- Born: 16 September 1960 (age 65)
- Origin: Trinidad and Tobago
- Occupation(s): Musician, composer
- Website: dominiquelegendre.com

= Dominique Le Gendre =

Dominique Le Gendre (born 16 September 1960 in Trinidad and Tobago) is a music composer based in London, England. Le Gendre is a former associate of the Royal Opera House and received an opera commission. She has also provided music for the Shakespeare Globe Theatre, Talawa Theatre Company, and the Theatre of Black Women, among other places. She provided the music for an opera with words by Seamus Heaney.

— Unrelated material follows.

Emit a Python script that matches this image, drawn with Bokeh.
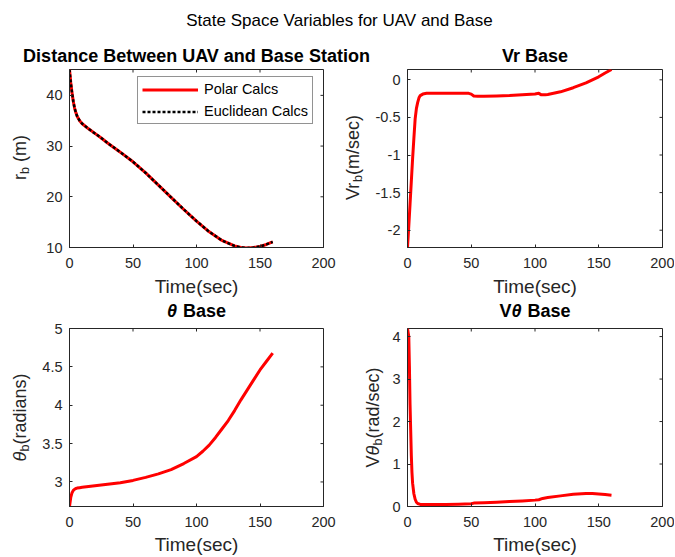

== Early life and career ==
Le Gendre was born and brought up in Trinidad and Tobago and her involvement in music began from an early age, playing the guitar for her local church choir from age 10. Le Gendre's Bird of Night was her first full-length opera which premiered at Linbury Studio Theatre, London. She has composed music for theatre, dance, art installations, film, television and radio drama for BBC Radio 3 and Radio 4. She has composed and produced music for all 38 Shakespeare plays recorded for the audio CD collection, The Complete Arkangel Shakespeare, directed by Clive Brill. In 2018 Le Gendre composed and directed music for the critically acclaimed Production of Richard II at Shakespeare's Globe. She has composed music for many films like Dreams in Transit, Sixth Happiness, The Body of a Poet, I Is a long Memoried Woman, The Healer, Runaway Bay, and others.